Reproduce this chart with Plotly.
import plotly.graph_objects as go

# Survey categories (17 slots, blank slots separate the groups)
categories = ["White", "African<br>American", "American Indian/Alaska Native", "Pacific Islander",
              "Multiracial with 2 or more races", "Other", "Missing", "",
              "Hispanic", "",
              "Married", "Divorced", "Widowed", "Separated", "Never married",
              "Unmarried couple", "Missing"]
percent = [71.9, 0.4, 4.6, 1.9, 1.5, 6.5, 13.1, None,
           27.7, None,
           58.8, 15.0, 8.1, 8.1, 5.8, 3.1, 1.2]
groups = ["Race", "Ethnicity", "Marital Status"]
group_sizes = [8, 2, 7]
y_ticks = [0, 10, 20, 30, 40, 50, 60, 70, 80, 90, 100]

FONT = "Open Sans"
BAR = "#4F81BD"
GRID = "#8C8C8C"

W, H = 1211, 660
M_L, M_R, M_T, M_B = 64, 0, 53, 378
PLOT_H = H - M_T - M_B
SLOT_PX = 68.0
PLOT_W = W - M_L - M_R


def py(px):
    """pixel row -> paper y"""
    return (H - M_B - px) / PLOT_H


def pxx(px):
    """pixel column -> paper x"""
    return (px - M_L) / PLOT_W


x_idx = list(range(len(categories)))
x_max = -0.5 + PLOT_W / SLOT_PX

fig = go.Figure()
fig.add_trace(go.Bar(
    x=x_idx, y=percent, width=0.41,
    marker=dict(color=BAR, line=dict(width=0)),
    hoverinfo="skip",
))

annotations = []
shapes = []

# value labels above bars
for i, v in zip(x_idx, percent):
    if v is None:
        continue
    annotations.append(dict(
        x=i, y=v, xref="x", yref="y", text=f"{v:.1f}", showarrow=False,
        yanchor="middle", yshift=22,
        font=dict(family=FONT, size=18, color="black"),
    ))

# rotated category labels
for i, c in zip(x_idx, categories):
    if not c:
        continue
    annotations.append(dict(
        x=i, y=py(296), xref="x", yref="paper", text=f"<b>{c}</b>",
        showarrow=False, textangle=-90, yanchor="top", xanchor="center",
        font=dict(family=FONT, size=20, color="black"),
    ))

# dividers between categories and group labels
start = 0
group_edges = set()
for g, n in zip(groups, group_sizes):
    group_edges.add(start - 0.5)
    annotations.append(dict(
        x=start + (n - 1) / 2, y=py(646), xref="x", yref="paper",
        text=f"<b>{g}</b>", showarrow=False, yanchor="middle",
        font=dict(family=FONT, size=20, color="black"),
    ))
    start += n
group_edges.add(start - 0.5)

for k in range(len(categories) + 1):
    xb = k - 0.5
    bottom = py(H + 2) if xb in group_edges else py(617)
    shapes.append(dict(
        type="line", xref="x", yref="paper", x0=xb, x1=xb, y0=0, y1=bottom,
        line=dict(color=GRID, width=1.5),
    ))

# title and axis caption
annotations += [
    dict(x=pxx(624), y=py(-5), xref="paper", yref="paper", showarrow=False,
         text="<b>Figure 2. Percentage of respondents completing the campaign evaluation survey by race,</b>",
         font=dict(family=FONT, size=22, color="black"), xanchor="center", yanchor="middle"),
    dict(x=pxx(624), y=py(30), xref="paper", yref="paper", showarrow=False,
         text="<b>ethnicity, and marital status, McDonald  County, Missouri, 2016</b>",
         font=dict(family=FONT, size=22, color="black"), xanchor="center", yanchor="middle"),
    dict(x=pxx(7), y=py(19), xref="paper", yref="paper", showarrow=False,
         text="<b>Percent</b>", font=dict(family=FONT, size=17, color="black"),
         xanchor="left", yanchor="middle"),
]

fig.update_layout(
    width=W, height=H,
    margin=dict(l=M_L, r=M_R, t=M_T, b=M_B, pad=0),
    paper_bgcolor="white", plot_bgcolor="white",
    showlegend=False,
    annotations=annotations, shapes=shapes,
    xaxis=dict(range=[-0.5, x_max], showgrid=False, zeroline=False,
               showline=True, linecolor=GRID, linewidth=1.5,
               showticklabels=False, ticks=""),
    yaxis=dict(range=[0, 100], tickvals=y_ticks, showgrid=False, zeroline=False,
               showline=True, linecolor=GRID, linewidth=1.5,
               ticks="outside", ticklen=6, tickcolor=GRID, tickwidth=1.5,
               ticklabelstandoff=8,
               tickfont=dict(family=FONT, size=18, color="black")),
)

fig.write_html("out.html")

******

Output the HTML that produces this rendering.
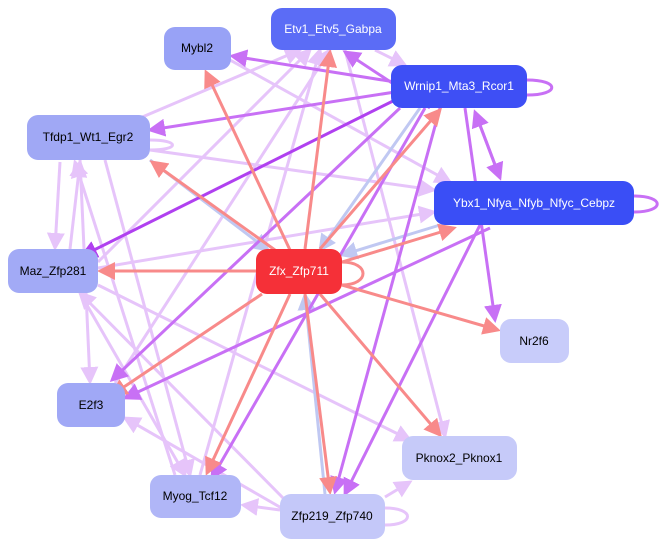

******

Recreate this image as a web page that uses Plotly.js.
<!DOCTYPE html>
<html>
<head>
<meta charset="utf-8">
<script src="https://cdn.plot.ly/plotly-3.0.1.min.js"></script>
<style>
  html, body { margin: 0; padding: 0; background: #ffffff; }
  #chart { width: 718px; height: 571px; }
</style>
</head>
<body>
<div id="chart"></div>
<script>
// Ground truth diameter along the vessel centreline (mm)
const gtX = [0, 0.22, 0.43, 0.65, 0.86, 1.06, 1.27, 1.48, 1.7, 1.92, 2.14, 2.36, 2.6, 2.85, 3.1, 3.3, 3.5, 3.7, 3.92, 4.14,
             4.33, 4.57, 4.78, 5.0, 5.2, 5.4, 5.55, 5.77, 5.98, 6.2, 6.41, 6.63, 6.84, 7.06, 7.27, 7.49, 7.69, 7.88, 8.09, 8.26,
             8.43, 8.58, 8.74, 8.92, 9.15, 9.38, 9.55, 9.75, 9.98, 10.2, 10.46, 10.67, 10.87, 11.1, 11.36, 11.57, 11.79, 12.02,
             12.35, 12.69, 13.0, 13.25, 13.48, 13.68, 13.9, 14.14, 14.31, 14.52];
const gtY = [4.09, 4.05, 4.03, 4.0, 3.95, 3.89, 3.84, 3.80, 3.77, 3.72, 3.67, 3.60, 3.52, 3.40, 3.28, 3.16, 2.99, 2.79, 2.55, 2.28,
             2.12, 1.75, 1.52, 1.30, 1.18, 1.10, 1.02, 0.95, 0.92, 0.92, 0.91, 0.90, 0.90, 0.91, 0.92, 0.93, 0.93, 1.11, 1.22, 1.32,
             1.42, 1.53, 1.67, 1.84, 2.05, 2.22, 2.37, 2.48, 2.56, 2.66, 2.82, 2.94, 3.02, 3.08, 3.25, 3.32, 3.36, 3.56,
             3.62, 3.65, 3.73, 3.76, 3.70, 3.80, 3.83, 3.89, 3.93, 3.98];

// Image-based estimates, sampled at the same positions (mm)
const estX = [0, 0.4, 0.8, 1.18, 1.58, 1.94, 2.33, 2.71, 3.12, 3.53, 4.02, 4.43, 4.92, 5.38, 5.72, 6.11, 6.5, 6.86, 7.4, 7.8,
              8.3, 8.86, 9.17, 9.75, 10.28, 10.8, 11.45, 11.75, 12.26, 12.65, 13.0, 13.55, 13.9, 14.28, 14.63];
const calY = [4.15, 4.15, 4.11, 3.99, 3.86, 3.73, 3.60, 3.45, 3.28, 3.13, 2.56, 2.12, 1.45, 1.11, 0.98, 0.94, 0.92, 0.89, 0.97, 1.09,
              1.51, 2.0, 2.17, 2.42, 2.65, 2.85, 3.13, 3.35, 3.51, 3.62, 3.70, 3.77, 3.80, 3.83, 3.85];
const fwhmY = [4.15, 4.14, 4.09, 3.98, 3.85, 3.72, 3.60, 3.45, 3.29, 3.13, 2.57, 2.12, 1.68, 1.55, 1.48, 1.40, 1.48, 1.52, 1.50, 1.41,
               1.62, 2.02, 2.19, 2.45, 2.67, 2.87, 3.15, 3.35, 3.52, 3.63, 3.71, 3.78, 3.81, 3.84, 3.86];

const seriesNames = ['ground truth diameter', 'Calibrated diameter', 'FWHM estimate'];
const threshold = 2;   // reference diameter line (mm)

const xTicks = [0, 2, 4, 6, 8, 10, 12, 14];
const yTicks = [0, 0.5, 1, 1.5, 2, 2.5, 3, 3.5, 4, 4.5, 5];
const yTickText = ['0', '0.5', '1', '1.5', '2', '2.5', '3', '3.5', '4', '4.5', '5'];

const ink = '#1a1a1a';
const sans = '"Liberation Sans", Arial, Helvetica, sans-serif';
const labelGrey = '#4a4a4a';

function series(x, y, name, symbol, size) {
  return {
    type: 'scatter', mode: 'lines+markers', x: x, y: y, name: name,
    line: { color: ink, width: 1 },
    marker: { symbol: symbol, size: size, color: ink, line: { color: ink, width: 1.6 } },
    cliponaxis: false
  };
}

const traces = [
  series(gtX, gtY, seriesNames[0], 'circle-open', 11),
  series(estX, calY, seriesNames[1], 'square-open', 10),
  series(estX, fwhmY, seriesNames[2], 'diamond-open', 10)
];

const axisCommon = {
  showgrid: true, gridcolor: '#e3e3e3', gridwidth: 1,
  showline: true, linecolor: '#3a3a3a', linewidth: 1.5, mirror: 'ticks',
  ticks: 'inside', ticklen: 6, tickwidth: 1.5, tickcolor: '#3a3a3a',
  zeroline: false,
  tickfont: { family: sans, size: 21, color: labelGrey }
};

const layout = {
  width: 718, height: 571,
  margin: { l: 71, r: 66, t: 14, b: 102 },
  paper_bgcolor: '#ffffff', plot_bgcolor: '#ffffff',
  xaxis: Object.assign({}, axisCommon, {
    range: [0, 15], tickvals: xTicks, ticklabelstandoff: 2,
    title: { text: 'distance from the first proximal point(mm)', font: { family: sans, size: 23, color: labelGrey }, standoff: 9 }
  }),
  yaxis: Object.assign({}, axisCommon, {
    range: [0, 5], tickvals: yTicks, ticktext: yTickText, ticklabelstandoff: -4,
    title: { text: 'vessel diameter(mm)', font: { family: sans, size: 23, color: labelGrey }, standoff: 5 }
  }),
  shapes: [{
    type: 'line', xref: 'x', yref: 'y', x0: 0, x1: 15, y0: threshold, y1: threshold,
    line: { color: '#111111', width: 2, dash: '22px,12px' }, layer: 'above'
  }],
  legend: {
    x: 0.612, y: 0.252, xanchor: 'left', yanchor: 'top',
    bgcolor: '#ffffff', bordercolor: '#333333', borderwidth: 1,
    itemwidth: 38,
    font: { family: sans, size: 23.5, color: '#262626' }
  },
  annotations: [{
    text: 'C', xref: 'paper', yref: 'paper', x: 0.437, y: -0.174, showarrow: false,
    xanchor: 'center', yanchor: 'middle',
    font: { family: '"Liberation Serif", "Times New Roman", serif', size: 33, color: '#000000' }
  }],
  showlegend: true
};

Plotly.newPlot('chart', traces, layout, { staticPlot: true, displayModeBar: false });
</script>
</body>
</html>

******

Exercise task:
Only the lines from the one containing "Reproduce this chart with Plotly." through the one containing "import plotly.graph_objects as go" are to be reproduced, exactly as they appear.

Exercise answer:
Reproduce this chart with Plotly.
import plotly.graph_objects as go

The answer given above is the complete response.